São importantes. Essa possibilidade surgiu também a partir da política de cotas raciais nas universidades. Sempre fui extremamente favorável. Se partimos de 2% dos bancos de universidade ocupados por negro para a maioria na rede pública, se hoje se discute a diversidade no mercado de trabalho, é por isso. Vários avanços ocorreram com a política de cotas.
A criação de vagas exclusivas deveria ser obrigatória?
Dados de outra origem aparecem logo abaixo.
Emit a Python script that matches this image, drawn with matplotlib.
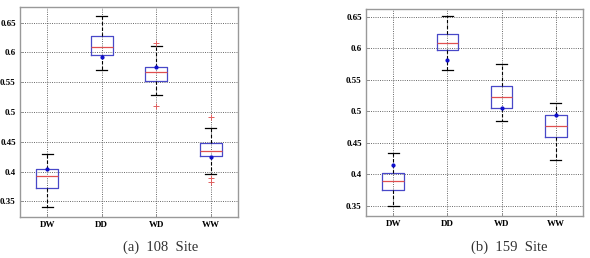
import matplotlib
matplotlib.use("Agg")
import matplotlib.pyplot as plt

# ===== data
labels = ["DW", "DD", "WD", "WW"]

# (a) 108 Site
a_low = [0.340, 0.571, 0.528, 0.396]
a_q1 = [0.372, 0.595, 0.552, 0.426]
a_med = [0.392, 0.609, 0.567, 0.435]
a_q3 = [0.405, 0.628, 0.575, 0.448]
a_high = [0.430, 0.661, 0.610, 0.473]
a_mean = [0.405, 0.593, 0.575, 0.425]
a_out = [[], [], [0.616, 0.510], [0.491, 0.389, 0.383]]

# (b) 159 Site
b_low = [0.349, 0.566, 0.484, 0.423]
b_q1 = [0.375, 0.598, 0.505, 0.459]
b_med = [0.390, 0.608, 0.522, 0.477]
b_q3 = [0.402, 0.623, 0.541, 0.494]
b_high = [0.433, 0.651, 0.575, 0.514]
b_mean = [0.414, 0.582, 0.505, 0.494]
b_out = [[], [], [], []]

serif = ["Liberation Serif", "DejaVu Serif"]


def draw_panel(ax, low, q1, med, q3, high, mean, out, ylim):
    stats = []
    for i in range(len(labels)):
        stats.append(dict(whislo=low[i], q1=q1[i], med=med[i], q3=q3[i],
                          whishi=high[i], fliers=out[i], label=labels[i]))
    ax.bxp(stats, positions=range(1, 5), widths=0.4, showfliers=True,
           boxprops=dict(color="#4848c8", lw=0.9),
           medianprops=dict(color="#e05050", lw=0.9),
           whiskerprops=dict(color="black", lw=0.8, ls=(0, (3, 2))),
           capprops=dict(color="black", lw=0.9),
           flierprops=dict(marker="+", markeredgecolor="#e06060",
                           markersize=4.5, lw=0, markeredgewidth=0.7),
           zorder=3)
    ax.plot(range(1, 5), mean, "o", color="#1010cc", markersize=2, zorder=4)

    ax.set_xlim(0.5, 4.5)
    ax.set_ylim(*ylim)
    ax.set_yticks([0.35, 0.4, 0.45, 0.5, 0.55, 0.6, 0.65])
    ax.set_yticklabels(["0.35", "0.4", "0.45", "0.5", "0.55", "0.6", "0.65"])
    ax.grid(True, color="#555555", ls=(0, (1.2, 1.5)), lw=0.6)
    ax.set_axisbelow(True)
    ax.tick_params(direction="in", length=2, width=0.6, pad=3,
                   color="#888888")
    for lab in ax.get_xticklabels() + ax.get_yticklabels():
        lab.set_fontfamily(serif)
        lab.set_fontweight("bold")
        lab.set_fontsize(6.5)
    for sp in ax.spines.values():
        sp.set_color("#999999")
        sp.set_linewidth(1.0)


fig = plt.figure(figsize=(5.9, 2.58), dpi=100)
ax1 = fig.add_axes([20 / 590, 1 - 217 / 258, 218 / 590, 210 / 258])
ax2 = fig.add_axes([366 / 590, 1 - 216 / 258, 217 / 590, 207 / 258])

draw_panel(ax1, a_low, a_q1, a_med, a_q3, a_high, a_mean, a_out,
           (0.324, 0.676))
draw_panel(ax2, b_low, b_q1, b_med, b_q3, b_high, b_mean, b_out,
           (0.3336, 0.6627))

fig.text(161 / 590, 1 - 247 / 258, "(a)  108  Site", ha="center",
         va="center", fontsize=10.5, family=serif, color="#333333")
fig.text(509 / 590, 1 - 247 / 258, "(b)  159  Site", ha="center",
         va="center", fontsize=10.5, family=serif, color="#333333")

fig.savefig("out.png", dpi=100)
Nada que é obrigatório dá muito certo. No Estado, sim, tem de ser obrigatório, porque o Estado tem uma dívida. A maior dívida do Estado e da sociedade no Brasil é com o cidadão. As empresas têm sua parcela de responsabilidade, mas a partir da expansão no setor público é possível replicar no setor privado. Mas cada empresa deveria buscar a sua diversidade, até porque dá lucro e faz bem para os negócios.
Algumas dessas iniciativas foram consideradas "racismo reverso". Isso existe?
É impossível haver racismo reverso. Só se pode exercer racismo quando se detém poder político e econômico. Os negros não têm esses poderes. Só posso ser racista se eu tiver uma empresa e disser 'aqui branco não pode trabalhar'. Há poucos negros empresários que possam se dar ao luxo de fazer isso. O negro não tem poder e meios para demonstrar racismo.
O que as empresas podem fazer para, de fato, se tornarem antirracistas?
É importante que estejam atentas. Que trabalhem não só internamente, com seus funcionários, mas que estejam plugadas à comunidade no país em que 56% da população é negra.